CHICAGO (CBS) -- With 14 shootings on Chicago are expressways already this year, some state lawmakers have proposed legislation to give Illinois State Police a crucial tool in solving violent crime.
While the state has approximately 600 cameras on Illinois expressways, they are only able to livestream video, not capture it.
A proposal from Illinois State Reps. Thaddeus Jones and La Shawn Ford would require the Illinois Department of Transportation to install fiber connections for every camera in Cook County, allowing those cameras to record footage.
"There's no fiber to record … if there's a shooting, to go back and record the license plate, any individuals that are in the car," Jones said. "This bill will allow Illinois State Police to capture people faster."
Community activist Andrew Holmes and Jayla Shelton, whose mother was shot and killed on Interstate 57 in February, will be in Springfield on Wednesday to lobby lawmakers to approve the Expressway Safety Act.
Shelton is still mourning the loss of her mother, Tamara Shelton Clayton. She remembers the last time she talked to her, February 5.
"We were talking about her going to work as usual," Shelton said. "She was my best friend so we would talk about everything."
Shelton had no idea the conversation would be their last.
That's because Clayton was killed in a random shooting as she drove down I-57 near Oak Forest.
Adding to Shelton's grief, her mother's killer is still at large. Video surveillance could have helped Illinois State Police solve the fatal shooting. Chicago police have 40,000 pod cameras that not only record, but also have the capability to store images for 15 to 30 days, if necessary.

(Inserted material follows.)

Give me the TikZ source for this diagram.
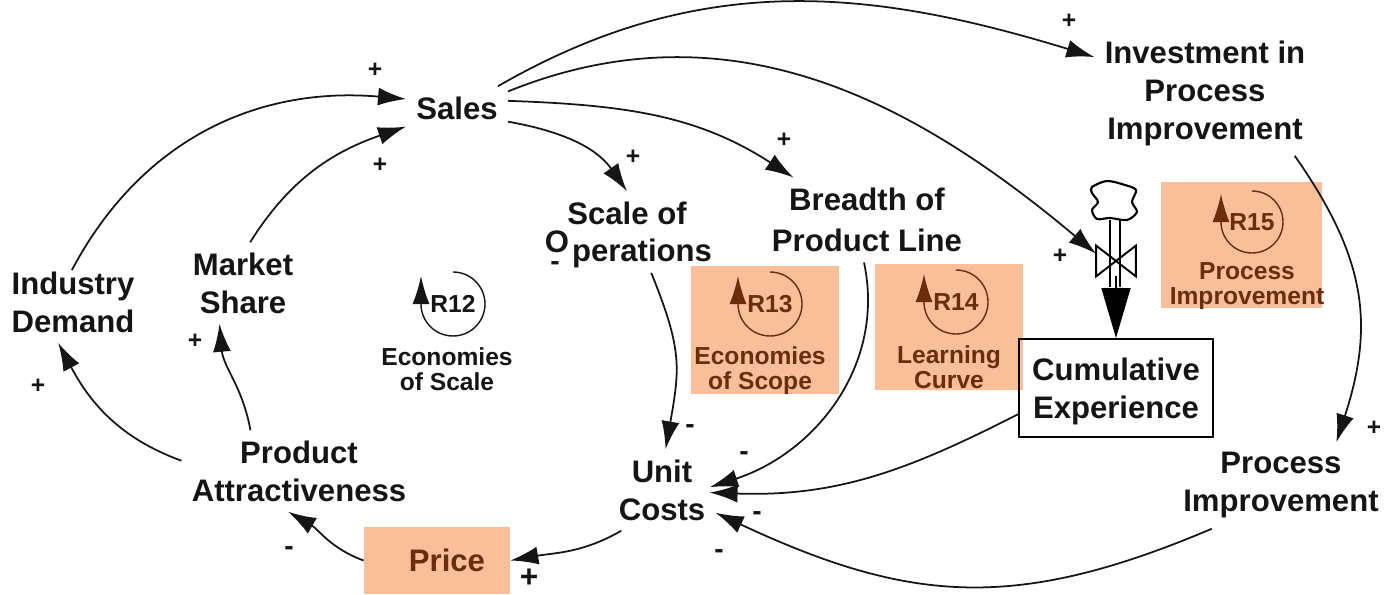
\documentclass[tikz,border=0pt]{standalone}
\usepackage{xcolor}
\usepackage{fontspec}
\setmainfont{Liberation Sans}
\usepackage{tikz}
\usetikzlibrary{arrows.meta}
\definecolor{patch}{HTML}{F9BF99}
\definecolor{brownink}{HTML}{6B2D0C}
\definecolor{ink}{HTML}{151515}
\tikzset{
  var/.style={align=center, inner sep=0.2cm, text=ink, font=\fontsize{17.7}{21.6}\selectfont\bfseries},
  small/.style={align=center, inner sep=0pt, font=\fontsize{14}{14.4}\selectfont\bfseries},
  patchbox/.style={rectangle, fill=patch, inner sep=0pt},
  sign/.style={inner sep=0pt, text=ink, font=\fontsize{14}{14}\selectfont\bfseries},
  neg/.style={inner sep=0pt, text=ink, font=\fontsize{16}{16}\selectfont\bfseries},
  link/.style={-{Latex[length=0.56cm,width=0.36cm]}, draw=ink, line width=1pt},
  loopline/.style={-{Latex[length=0.56cm,width=0.34cm]}, line width=0.8pt}
}
\begin{document}
\begin{tikzpicture}
\useasboundingbox (0, 0) rectangle (27.7, 11.88);
\node [patchbox, minimum width=2.96cm, minimum height=2.56cm] (B13) at (15.30, 5.28) {};
\node [patchbox, minimum width=2.96cm, minimum height=2.52cm] (B14) at (18.98, 5.34) {};
\node [patchbox, minimum width=3.22cm, minimum height=2.52cm] (B15) at (24.83, 6.98) {};
\node [patchbox, minimum width=2.92cm, minimum height=1.34cm, text=brownink, font=\fontsize{17.7}{21.6}\selectfont\bfseries] (Price) at (8.74, 0.67) {\hspace*{0.4cm}Price};

\node [var] (Sales) at (9.14, 9.72) {Sales};
\node [var] (Scale) at (12.54, 7.62) {Scale of};
\node [var, inner sep=0pt] (O) at (11.14, 7.04) {O};
\node [var, inner sep=0.1cm] (Ops) at (12.84, 6.82) {perations};
\node [var] (Breadth) at (17.34, 7.48) {Breadth of\\[2pt]Product Line};
\node [var] (Share) at (4.86, 6.22) {Market\\Share};
\node [var] (Demand) at (1.46, 5.84) {Industry\\Demand};
\node [var] (Attract) at (5.98, 2.46) {Product\\Attractiveness};
\node [var] (Unit) at (13.24, 2.08) {Unit\\Costs};
\node [var, draw=black, line width=1.1pt, minimum width=3.88cm, minimum height=1.96cm, inner sep=0pt] (Cumul) at (22.32, 4.12) {\rule{0pt}{16.4pt}Cumulative\\Experience};
\node [var] (Invest) at (24.10, 10.02) {Investment in\\Process\\Improvement};
\node [var] (Improve) at (25.62, 2.17) {Process\\Improvement};

\node [inner sep=0pt, minimum width=0.9cm, minimum height=0.76cm] (Cloud) at (22.30, 7.88) {};
\node [inner sep=0pt, minimum width=0.78cm, minimum height=0.6cm] (Valve) at (22.32, 6.66) {};
\draw [line width=1.2pt, smooth cycle] plot coordinates {(21.84, 8.14) (22.14, 8.26) (22.50, 8.18) (22.72, 8.08) (22.64, 7.84) (22.74, 7.64) (22.54, 7.48) (22.20, 7.52) (21.94, 7.50) (21.84, 7.68) (21.96, 7.84) (21.84, 8.02)};
\draw [line width=1pt] (22.20, 7.48) to (22.20, 6.14);
\draw [line width=1pt] (22.40, 7.48) to (22.40, 6.14);
\draw [line width=1.1pt] (Valve.north east) to (Valve.south east) to (Valve.north west) to (Valve.south west) to cycle;
\draw [-{Triangle[length=1cm,width=0.58cm]}, line width=0.9pt] (Valve.south) to (Cumul.north);

\draw [link, shorten <=-0.2cm] (Demand.85) to [out=62, in=175] (Sales.170);
\draw [link] (Share.80) to [out=58, in=199] (Sales.200);
\draw [link] (Attract.175) to [out=160, in=-62] (Demand.-110);
\draw [link] (Attract.140) to [out=100, in=-85] (Share.-120);
\draw [link] (Price.west) to [out=160, in=-30] (Attract.-105);
\draw [link] (Unit.-135) to [out=210, in=10] (Price.east);
\draw [link] (Sales.-15) to [out=-10, in=125] (Scale.north);
\draw [link] (Sales.8) to [out=-2, in=147] (Breadth.150);
\draw [link] (Sales.28) to [out=30, in=163] (Invest.162);
\draw [link] (Sales.18) to [out=22, in=140] (Valve.160);
\draw [link, looseness=1.2] (Ops.-65) to [out=-68, in=80] (Unit.85);
\draw [link, shorten >=-0.12cm] (Breadth.-94) to [out=-78, in=18] (Unit.5);
\draw [link, shorten >=-0.12cm] (Cumul.195) to [out=207, in=-2] (Unit.-3);
\draw [link, looseness=1.1] (Improve.212) to [out=203, in=-25] (Unit.-23);
\draw [link, looseness=1.1] (Invest.-35) to [out=-55, in=72] (Improve.38);

\node [small, text=ink] (R12) at (9.06, 5.80) {R12};
\node [small, text=brownink] (R13) at (15.40, 5.80) {R13};
\node [small, text=brownink] (R14) at (19.12, 5.84) {R14};
\node [small, text=brownink] (R15) at (25.04, 7.44) {R15};
\draw [loopline, draw=ink] (R12.center) ++(0, 0.64) arc (90:-180:0.64) -- ++(0, 0.56);
\draw [loopline, draw=brownink] (R13.center) ++(0, 0.64) arc (90:-180:0.64) -- ++(0, 0.56);
\draw [loopline, draw=brownink] (R14.center) ++(0, 0.64) arc (90:-180:0.64) -- ++(0, 0.56);
\draw [loopline, draw=brownink] (R15.center) ++(0, 0.62) arc (90:-180:0.62) -- ++(0, 0.56);

\node [small, text=ink] (Scale2) at (8.94, 4.50) {Economies\\of Scale};
\node [small, text=brownink] (Scope) at (15.20, 4.47) {Economies\\of Scope};
\node [small, text=brownink] (Curve) at (18.98, 4.54) {Learning\\Curve};
\node [small, text=brownink] (Proc) at (24.94, 6.16) {Process\\Improvement};

\node [sign] (p1) at (7.50, 10.48) {+};
\node [sign] (p2) at (7.60, 8.58) {+};
\node [sign] (p3) at (12.66, 8.74) {+};
\node [sign] (p4) at (15.68, 9.08) {+};
\node [sign] (p5) at (21.38, 11.46) {+};
\node [sign] (p6) at (21.20, 6.76) {+};
\node [sign] (p7) at (3.90, 5.06) {+};
\node [sign] (p8) at (0.76, 4.16) {+};
\node [sign] (p9) at (27.48, 3.32) {+};
\node [sign, font=\fontsize{18}{18}\selectfont\bfseries] (p10) at (10.58, 0.32) {+};
\node [neg] (m1) at (5.78, 0.86) {-};
\node [neg] (m2) at (13.80, 3.30) {-};
\node [neg] (m3) at (14.88, 2.76) {-};
\node [neg] (m4) at (15.14, 1.56) {-};
\node [neg] (m5) at (14.38, 0.80) {-};
\node [neg] (m6) at (11.10, 6.56) {-};
\end{tikzpicture}
\end{document}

The 32,000 cameras installed on CTA trains and buses are credited with helping Chicago police make 1,387 arrests, according to the Chicago Transit Authority.
Clayton said she wants to help "start a movement to really get those readable and recordable cameras on all Illinois expressways, not just I-57, so that it can be a major deterrent for anyone else who's thinking about doing something like this."
She noted there are already cameras all over the state to record when drivers run a red light, speed, or fail to pay tolls; so it only makes sense to give police the ability to record video when there's a shooting on an expressway.
"There is nothing there to prevent someone from harming you, and if they do harm you, to catch them," she said. "The Illinois State Police pretty much have their hands tied right now."
Clayton's murder mystery is hardly the only one plaguing Illinois State Police.
CBS 2 discovered only 10 people have been arrested in more than 160 cases of gunfire on Illinois expressways since 2016.
IDOT has repeatedly told CBS 2 that video-capable cameras on expressways would be "cost prohibitive."
Aside from equipment upgrades, storage fees for keeping data on file could also add up.
Jones said it would cost $25 million to $70 million to upgrade the cameras on Illinois expressways.
The Expressway Safety Act is scheduled for a second reading on Wednesday in the Illinois House. That means it could come up for a final House vote on Thursday. From there, it would move to the Illinois Senate.